Cependant, l'approche de l'entreprise en matière de conformité a commencé à changer. Sachtchtenko note que Binance cherche désormais à se conformer aux réglementations locales, ce qui suggère que l'entreprise reconnaît l'importance de respecter les lois en vigueur. De manière plus large, Binance considère la France comme la première étape de son installation sur le marché européen.
Mais l'attitude du gouvernement français à l'égard de Binance lors de son arrivée en France soulève des questions. Malgré le statut non PSAN de Binance à l'époque, l'entreprise a été accueillie favorablement en France.
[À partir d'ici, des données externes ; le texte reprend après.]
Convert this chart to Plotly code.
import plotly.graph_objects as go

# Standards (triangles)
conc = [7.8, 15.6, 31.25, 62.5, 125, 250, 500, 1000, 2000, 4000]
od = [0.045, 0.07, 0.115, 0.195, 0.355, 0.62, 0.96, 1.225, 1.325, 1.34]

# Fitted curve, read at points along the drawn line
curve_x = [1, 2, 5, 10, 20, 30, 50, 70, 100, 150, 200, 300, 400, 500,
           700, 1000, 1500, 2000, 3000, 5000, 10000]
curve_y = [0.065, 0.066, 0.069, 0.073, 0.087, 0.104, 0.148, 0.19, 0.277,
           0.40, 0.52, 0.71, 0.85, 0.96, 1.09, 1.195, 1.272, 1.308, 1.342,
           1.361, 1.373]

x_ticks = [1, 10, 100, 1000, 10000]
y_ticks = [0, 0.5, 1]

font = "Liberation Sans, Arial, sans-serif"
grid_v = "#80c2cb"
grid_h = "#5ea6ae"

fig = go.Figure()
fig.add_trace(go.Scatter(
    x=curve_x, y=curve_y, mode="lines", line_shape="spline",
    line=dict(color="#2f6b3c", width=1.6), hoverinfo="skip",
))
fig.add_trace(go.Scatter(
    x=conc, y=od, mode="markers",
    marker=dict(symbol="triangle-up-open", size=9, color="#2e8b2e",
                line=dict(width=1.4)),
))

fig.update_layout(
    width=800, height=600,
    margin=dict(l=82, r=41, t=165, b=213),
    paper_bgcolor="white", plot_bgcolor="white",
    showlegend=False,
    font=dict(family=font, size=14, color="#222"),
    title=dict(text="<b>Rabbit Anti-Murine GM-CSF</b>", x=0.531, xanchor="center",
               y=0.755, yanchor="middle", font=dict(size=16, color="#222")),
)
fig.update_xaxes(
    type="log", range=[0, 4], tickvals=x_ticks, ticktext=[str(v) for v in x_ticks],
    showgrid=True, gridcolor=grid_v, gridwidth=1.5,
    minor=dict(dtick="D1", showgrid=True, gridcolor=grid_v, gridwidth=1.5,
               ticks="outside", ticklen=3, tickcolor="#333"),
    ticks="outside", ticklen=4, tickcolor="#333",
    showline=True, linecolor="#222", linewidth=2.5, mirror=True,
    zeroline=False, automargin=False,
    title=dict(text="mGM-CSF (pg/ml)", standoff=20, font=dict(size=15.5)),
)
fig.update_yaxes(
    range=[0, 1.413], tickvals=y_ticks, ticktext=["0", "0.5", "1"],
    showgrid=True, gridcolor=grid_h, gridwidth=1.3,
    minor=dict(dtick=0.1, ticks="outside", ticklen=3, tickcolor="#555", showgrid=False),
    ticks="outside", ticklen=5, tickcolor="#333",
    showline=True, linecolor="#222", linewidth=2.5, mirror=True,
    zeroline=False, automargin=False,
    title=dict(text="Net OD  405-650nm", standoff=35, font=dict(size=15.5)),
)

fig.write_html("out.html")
Mais selon Matthieu Quiniou, cela pourrait s'expliquer par des longueurs administratives. "La question de la non-conformité de Binance avant son enregistrement en tant que PSAN peut être liée à un engorgement des autorités de régulation sur les dépôts de dossiers à ce moment-là", explique-t-il. "Il pourrait être préjudiciable au développement de l'économie Web3 en France et aux projets affichés par le gouvernement que la justice fasse preuve de sévérité envers les entreprises qui innovent dans le secteur et qui sont actuellement enregistrées en tant que PSAN".
Dans le scénario de sanctions sévères contre Binance France, l'avocat estime ainsi que certains investissements opérés par Binance pourraient être remis en question. "Le fondateur de Binance a investi 100 millions d'euros dans l'objectif Lune en novembre 2021, un projet monté en partenariat avec l'association France Fintech", rappelle Matthieu Quiniou.
"L'annonce de cet investissement a été réalisée en public en présence de Cédric O, alors ministre secrétaire d'État chargé de la Transition numérique et des Communications électroniques", rappelle Matthieu Quiniou. "L'objectif affiché de ce financement était le soutien et le développement de l'écosystème des actifs numériques en France et en Europe."
C'est ainsi également l'ensemble de la stratégie de communication sur les cryptos qui pourrait être remise en question. "S'il y a des problèmes sur Binance France, le gouvernement verra sa légitimité attaquée pour son soutien affiché à cette plateforme"", explique Alexandre Sachtchenko. "Il pourrait ainsi être tenté de rétablir sa crédibilité en opérant un tour de vis supplémentaire sur des entreprises qui respectent déjà la règlementation, comme au moment de l'affaire FTX. Une entreprise qui, par ailleurs, n'était pas en France, et pas règlementée".
Les accusations portées contre Binance France ont donc le potentiel de perturber l'écosystème des cryptomonnaies en France. "Cette affaire est l'occasion de rappeler aux fintech la nécessité d'une mise en conformité dans les délais prévus et d'une anticipations des enjeux de compliance, surtout dans un contexte juridique très mouvant où le statut de PSAN deviendra rapidement celui de PSCA par l'effet du règlement MiCA", conclut Matthieu Quiniou.
La procédure judiciaire pourrait toutefois prendre du temps, et si des inquiétudes ont émergé au sein de l'écosystème crypto français, le scénario du pire est loin d'être le seul à être envisagé parmi ses acteurs. Il n'est ainsi pas exclu que Binance France s'en sorte par exemple avec une simple amende, voire un rappel à l'ordre, et que l'écosystème français n'en sorte renforcé à l'arrivée.
De manière générale, ce tour de vis contre Binance France peut être mis en rapport avec ce qu'il se passe actuellement aux Etats-Unis avec les pressions de la SEC contre Binance US. Les accusations contre Binance France pourraient selon certains acteurs et observateurs de l'écosystème crypto français, être la conséquence de pressions de la part des autorités américaines.
Les semaines à venir nous diront dans quel sens évoluera l'attitude des autorités vis-à-vis du secteur des cryptomonnaies, que ce soit en Europe ou aux Etats-Unis.